***** GIVEN MATERIAL
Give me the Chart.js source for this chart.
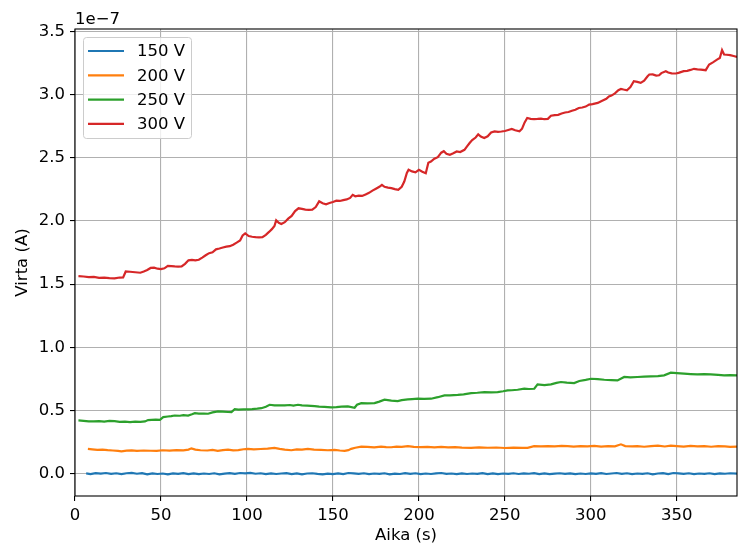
<!DOCTYPE html>
<html>
<head>
<meta charset="utf-8">
<title>Virta ajan funktiona</title>
<script src="https://cdn.jsdelivr.net/npm/chart.js@4.4.1/dist/chart.umd.min.js"></script>
<style>
  html, body { margin: 0; padding: 0; background: #fff; }
</style>
</head>
<body>
<canvas id="virta-chart" width="738" height="548"></canvas>
<script>
(function () {
  'use strict';

  // Mittaukset: aika (s) ja virta yksikössä 1e-7 A
  var aika150 = [
    6.5, 9, 12, 15, 18, 21, 24, 27, 30, 33,
    36, 39, 42, 45, 48, 51, 54, 57, 60, 63,
    66, 69, 72, 75, 78, 81, 84, 87, 90, 93,
    96, 99, 102, 105, 108, 111, 114, 117, 120, 123,
    126, 129, 132, 135, 138, 141, 144, 147, 150, 153,
    156, 159, 162, 165, 168, 171, 174, 177, 180, 183,
    186, 189, 192, 195, 198, 201, 204, 207, 210, 213,
    216, 219, 222, 225, 228, 231, 234, 237, 240, 243,
    246, 249, 252, 255, 258, 261, 264, 267, 270, 273,
    276, 279, 282, 285, 288, 291, 294, 297, 300, 303,
    306, 309, 312, 315, 318, 321, 324, 327, 330, 333,
    336, 339, 342, 345, 348, 351, 354, 357, 360, 363,
    366, 369, 372, 375, 378, 381, 385
  ];
  var virta150 = [
    0.002, -0.003, 0.004, 0.000, 0.005, -0.002, 0.003, -0.004, 0.003, 0.006,
    -0.001, 0.004, -0.005, 0.002, -0.003, 0.001, -0.006, 0.002, -0.002, 0.004,
    -0.003, 0.002, -0.004, 0.001, -0.003, 0.003, -0.005, 0.000, 0.004, -0.002,
    0.005, 0.002, 0.006, -0.001, 0.003, -0.004, 0.002, -0.003, 0.001, 0.004,
    -0.003, 0.002, -0.005, 0.001, 0.003, -0.002, -0.006, 0.000, -0.004, 0.002,
    -0.003, 0.005, 0.002, -0.002, 0.003, -0.004, 0.001, -0.002, 0.003, -0.005,
    0.000, -0.003, 0.004, -0.002, 0.003, -0.004, 0.001, -0.003, 0.002, 0.005,
    -0.002, 0.001, -0.004, 0.002, -0.003, 0.001, -0.002, 0.004, -0.003, 0.002,
    -0.004, 0.001, -0.002, 0.003, -0.003, 0.002, -0.001, 0.004, -0.003, 0.002,
    -0.004, 0.000, 0.003, -0.002, 0.002, -0.004, 0.001, -0.003, 0.002, -0.002,
    0.004, -0.003, 0.001, 0.005, -0.002, 0.003, -0.004, 0.001, -0.002, 0.003,
    -0.005, 0.001, 0.004, -0.003, 0.005, 0.002, -0.002, 0.003, -0.004, 0.001,
    -0.002, 0.003, -0.004, 0.002, -0.001, 0.003, 0.000
  ];

  var aika200 = [
    7.5, 10, 13, 16, 19, 22, 25, 27, 30, 33,
    36, 40, 44, 47.5, 51, 55, 59, 63, 66, 67.7,
    70, 73, 77, 80, 83, 86, 89, 92, 95, 98,
    100.6, 104, 108, 112, 116, 119, 122, 125.8, 129, 132,
    135.4, 139, 143, 147, 151, 154, 156.8, 159, 160.6, 163,
    166.5, 170, 174, 178, 181, 183.9, 187, 190, 193.6, 197,
    201, 205, 209, 213, 217, 221, 225, 230.4, 235, 240,
    245, 250, 255, 260, 263.2, 267, 271, 275, 279, 283,
    286.5, 290, 294, 298, 302, 306, 310, 314, 317.5, 320,
    324, 327, 331, 335, 339, 343, 346.5, 350, 354, 358,
    362, 366, 370, 374, 378, 381, 385
  ];
  var virta200 = [
    0.196, 0.192, 0.188, 0.190, 0.186, 0.183, 0.180, 0.177, 0.182, 0.184,
    0.180, 0.183, 0.181, 0.180, 0.185, 0.182, 0.186, 0.184, 0.190, 0.200,
    0.190, 0.185, 0.183, 0.188, 0.180, 0.186, 0.190, 0.184, 0.186, 0.193,
    0.196, 0.192, 0.195, 0.198, 0.204, 0.196, 0.190, 0.185, 0.192, 0.190,
    0.196, 0.190, 0.188, 0.185, 0.188, 0.183, 0.180, 0.186, 0.196, 0.205,
    0.214, 0.212, 0.208, 0.213, 0.210, 0.209, 0.214, 0.212, 0.218, 0.212,
    0.210, 0.212, 0.208, 0.211, 0.208, 0.210, 0.206, 0.204, 0.208, 0.205,
    0.207, 0.203, 0.206, 0.204, 0.204, 0.218, 0.216, 0.218, 0.215, 0.220,
    0.217, 0.214, 0.218, 0.215, 0.220, 0.214, 0.218, 0.216, 0.232, 0.218,
    0.216, 0.217, 0.213, 0.218, 0.222, 0.215, 0.222, 0.218, 0.214, 0.219,
    0.216, 0.218, 0.213, 0.217, 0.215, 0.212, 0.214
  ];

  var aika250 = [
    2, 5, 8, 11, 14, 17, 20, 23, 26, 29,
    32, 35, 38, 40.7, 42.5, 44.5, 47, 49.4, 51.3, 54,
    56, 58, 61, 63, 65.8, 68, 69.7, 72, 75, 77.4,
    80, 83.2, 86, 89, 91, 92.9, 95, 98, 100.6, 103,
    106, 108.4, 111, 113.2, 116, 119, 122, 125, 127, 129.7,
    132, 135, 139.4, 142, 145, 149, 152, 155, 158.7, 162.6,
    164, 166.5, 170, 174.2, 177, 180, 184, 187.7, 190, 193.6,
    196, 199.4, 203, 207.1, 211, 214.9, 218, 222.6, 226, 230.4,
    234, 238.1, 242, 245.8, 249, 251.6, 254, 257.4, 261.3, 264,
    267.1, 269, 273, 276.8, 280, 282.6, 286, 290.3, 293.3, 297,
    300.1, 304, 307.8, 312, 315.5, 319.4, 323, 327.1, 331, 334.8,
    339, 342.6, 346.5, 350, 354.2, 358, 361.9, 366, 369.7, 374,
    377.5, 381, 385
  ];
  var virta250 = [
    0.421, 0.418, 0.414, 0.413, 0.416, 0.412, 0.417, 0.415, 0.410, 0.412,
    0.407, 0.411, 0.410, 0.413, 0.424, 0.426, 0.428, 0.426, 0.447, 0.452,
    0.455, 0.460, 0.458, 0.463, 0.460, 0.470, 0.479, 0.475, 0.476, 0.474,
    0.485, 0.492, 0.490, 0.488, 0.487, 0.510, 0.506, 0.508, 0.508, 0.510,
    0.514, 0.518, 0.530, 0.545, 0.540, 0.541, 0.540, 0.543, 0.538, 0.545,
    0.540, 0.538, 0.534, 0.530, 0.528, 0.524, 0.526, 0.530, 0.532, 0.521,
    0.545, 0.558, 0.556, 0.558, 0.570, 0.585, 0.578, 0.574, 0.582, 0.587,
    0.590, 0.593, 0.592, 0.593, 0.605, 0.619, 0.620, 0.624, 0.628, 0.637,
    0.640, 0.645, 0.643, 0.645, 0.652, 0.659, 0.660, 0.664, 0.672, 0.670,
    0.672, 0.706, 0.700, 0.706, 0.718, 0.725, 0.720, 0.717, 0.733, 0.742,
    0.751, 0.748, 0.743, 0.740, 0.738, 0.765, 0.762, 0.765, 0.768, 0.770,
    0.772, 0.778, 0.799, 0.795, 0.791, 0.788, 0.786, 0.787, 0.786, 0.782,
    0.778, 0.780, 0.778
  ];

  var aika300 = [
    2, 5, 8, 11, 14, 17, 20, 23, 26, 28,
    29.5, 32, 35, 38, 40, 42, 44, 46, 48, 50,
    52, 54, 56, 58, 60, 62, 64, 66, 68, 70,
    72, 74, 76, 78, 80, 82, 84, 86, 88, 90,
    92, 94, 96, 97.5, 99, 101, 103, 105, 107, 109,
    111, 113, 114.5, 116, 117, 118.5, 120, 122, 124, 126,
    128, 130, 132, 134, 136, 138, 140, 142, 144, 146,
    148, 150, 152, 154, 156, 158, 160, 161.5, 163, 165,
    167, 169, 171, 173, 175, 177, 178.5, 180, 182, 184,
    186, 188, 190, 191.5, 193, 194, 196, 198, 200, 202,
    204, 205.5, 207, 209, 211, 213, 214.5, 216, 218, 220,
    222, 224, 226.5, 228, 229.5, 231, 233, 234.5, 236, 238,
    240, 242, 244, 246, 248, 250, 252, 254, 256, 258.5,
    260, 261.5, 263, 265, 267, 269, 271, 273, 275, 276.8,
    279, 281, 283, 285, 287, 289, 291, 293, 295, 297,
    299, 301, 304, 306, 309, 310.5, 312, 314, 316, 317.5,
    319, 321, 323, 325, 327, 329, 331, 333, 334, 336,
    338, 339.7, 341, 343.6, 345, 347, 349.4, 351, 354, 356,
    358, 360, 362, 364, 366.8, 368.8, 371, 373.6, 375, 376.3,
    377.5, 379, 381, 383, 385
  ];
  var virta300 = [
    1.563, 1.560, 1.555, 1.557, 1.550, 1.552, 1.547, 1.545, 1.552, 1.553,
    1.600, 1.598, 1.594, 1.590, 1.600, 1.612, 1.628, 1.630, 1.622, 1.619,
    1.625, 1.645, 1.643, 1.640, 1.638, 1.640, 1.660, 1.688, 1.692, 1.688,
    1.693, 1.710, 1.728, 1.745, 1.752, 1.775, 1.782, 1.790, 1.796, 1.800,
    1.812, 1.828, 1.845, 1.885, 1.902, 1.880, 1.875, 1.872, 1.870, 1.872,
    1.890, 1.915, 1.935, 1.960, 2.005, 1.985, 1.976, 1.990, 2.018, 2.040,
    2.078, 2.100, 2.095, 2.090, 2.088, 2.090, 2.110, 2.155, 2.140, 2.132,
    2.142, 2.150, 2.160, 2.158, 2.165, 2.170, 2.182, 2.206, 2.195, 2.200,
    2.198, 2.210, 2.222, 2.240, 2.255, 2.270, 2.286, 2.270, 2.264, 2.260,
    2.252, 2.246, 2.270, 2.312, 2.380, 2.405, 2.392, 2.385, 2.405, 2.390,
    2.378, 2.460, 2.470, 2.492, 2.505, 2.540, 2.552, 2.532, 2.524, 2.535,
    2.550, 2.545, 2.563, 2.590, 2.617, 2.640, 2.660, 2.685, 2.668, 2.656,
    2.670, 2.700, 2.709, 2.705, 2.708, 2.712, 2.720, 2.728, 2.718, 2.709,
    2.730, 2.780, 2.815, 2.808, 2.805, 2.807, 2.810, 2.805, 2.808, 2.833,
    2.838, 2.840, 2.850, 2.858, 2.862, 2.872, 2.880, 2.894, 2.898, 2.905,
    2.921, 2.925, 2.934, 2.948, 2.966, 2.985, 2.992, 3.010, 3.035, 3.045,
    3.040, 3.034, 3.060, 3.106, 3.100, 3.093, 3.110, 3.145, 3.159, 3.160,
    3.150, 3.153, 3.170, 3.185, 3.175, 3.168, 3.167, 3.172, 3.185, 3.188,
    3.195, 3.204, 3.200, 3.198, 3.193, 3.238, 3.255, 3.278, 3.290, 3.352,
    3.317, 3.315, 3.312, 3.305, 3.298
  ];

  var sarjat = ['150 V', '200 V', '250 V', '300 V'];
  var varit = ['#1f77b4', '#ff7f0e', '#2ca02c', '#d62728'];
  var xTicks = [0, 50, 100, 150, 200, 250, 300, 350];
  var yTicks = [0.0, 0.5, 1.0, 1.5, 2.0, 2.5, 3.0, 3.5];

  var FONT = 'DejaVu Sans';
  var FONT_SIZE = 16.5;

  function pisteet(aika, virta) {
    return aika.map(function (t, i) { return { x: t, y: virta[i] }; });
  }

  var mittaukset = [
    pisteet(aika150, virta150),
    pisteet(aika200, virta200),
    pisteet(aika250, virta250),
    pisteet(aika300, virta300)
  ];

  // akselien kehys, kerroinmerkintä ja selite kuvaajan päälle
  var kehys = {
    id: 'kehys',
    afterDraw: function (chart) {
      var ctx = chart.ctx;
      var a = chart.chartArea;
      ctx.save();
      ctx.strokeStyle = '#000';
      ctx.lineWidth = 1.1;
      ctx.strokeRect(a.left, a.top, a.right - a.left, a.bottom - a.top);

      ctx.fillStyle = '#000';
      ctx.font = FONT_SIZE + 'px "' + FONT + '"';
      ctx.textAlign = 'left';
      ctx.textBaseline = 'alphabetic';
      ctx.fillText('1e\u22127', a.left, a.top - 5);

      // selite
      var bx = 83, by = 37, bw = 108, bh = 101;
      ctx.beginPath();
      ctx.roundRect(bx + 0.5, by + 0.5, bw, bh, 3);
      ctx.fillStyle = 'rgba(255,255,255,0.8)';
      ctx.fill();
      ctx.strokeStyle = '#cccccc';
      ctx.lineWidth = 1;
      ctx.stroke();

      ctx.textBaseline = 'middle';
      chart.data.datasets.forEach(function (ds, i) {
        var y = by + 14 + i * 24.3;
        ctx.strokeStyle = ds.borderColor;
        ctx.lineWidth = 2.2;
        ctx.beginPath();
        ctx.moveTo(bx + 5, y);
        ctx.lineTo(bx + 41, y);
        ctx.stroke();
        ctx.fillStyle = '#000';
        ctx.fillText(ds.label, bx + 54, y + 1);
      });
      ctx.restore();
    }
  };

  var tickFont = { family: FONT, size: FONT_SIZE };

  new Chart(document.getElementById('virta-chart'), {
    type: 'line',
    data: {
      datasets: mittaukset.map(function (data, i) {
        return {
          label: sarjat[i],
          data: data,
          borderColor: varit[i],
          backgroundColor: varit[i],
          borderWidth: 2.2,
          pointRadius: 0,
          tension: 0,
          fill: false
        };
      })
    },
    options: {
      responsive: false,
      animation: false,
      layout: { padding: { top: 29, right: 1, left: 0, bottom: 0 } },
      plugins: {
        legend: { display: false },
        tooltip: { enabled: false }
      },
      scales: {
        x: {
          type: 'linear',
          min: 0,
          max: 385,
          afterBuildTicks: function (s) { s.ticks = xTicks.map(function (v) { return { value: v }; }); },
          afterFit: function (s) { s.height = 52; },
          ticks: { color: '#000', font: tickFont, padding: 5, maxRotation: 0, autoSkip: false },
          grid: { color: '#b0b0b0', lineWidth: 1.1, tickLength: 5, tickColor: '#000' },
          border: { display: false },
          title: { display: true, text: 'Aika (s)', color: '#000', font: tickFont, padding: { top: 0, bottom: 2 } }
        },
        y: {
          type: 'linear',
          min: -0.177,
          max: 3.519,
          afterBuildTicks: function (s) { s.ticks = yTicks.map(function (v) { return { value: v }; }); },
          afterFit: function (s) { s.width = 75; },
          ticks: {
            color: '#000', font: tickFont, padding: 5, autoSkip: false,
            callback: function (v) { return Number(v).toFixed(1); }
          },
          grid: { color: '#b0b0b0', lineWidth: 1.1, tickLength: 5, tickColor: '#000' },
          border: { display: false },
          title: { display: true, text: 'Virta (A)', color: '#000', font: tickFont, padding: { top: 13, bottom: 0 } }
        }
      }
    },
    plugins: [kehys]
  });
})();
</script>
</body>
</html>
**********
REQUIRED TASK: Search the preceding listing for "chart" and extract every line where it is found.

RESPONSE TO THE EXERCISE:
Give me the Chart.js source for this chart.
<script src="https://cdn.jsdelivr.net/npm/chart.js@4.4.1/dist/chart.umd.min.js"></script>
<canvas id="virta-chart" width="738" height="548"></canvas>
    afterDraw: function (chart) {
      var ctx = chart.ctx;
      var a = chart.chartArea;
      chart.data.datasets.forEach(function (ds, i) {
  new Chart(document.getElementById('virta-chart'), {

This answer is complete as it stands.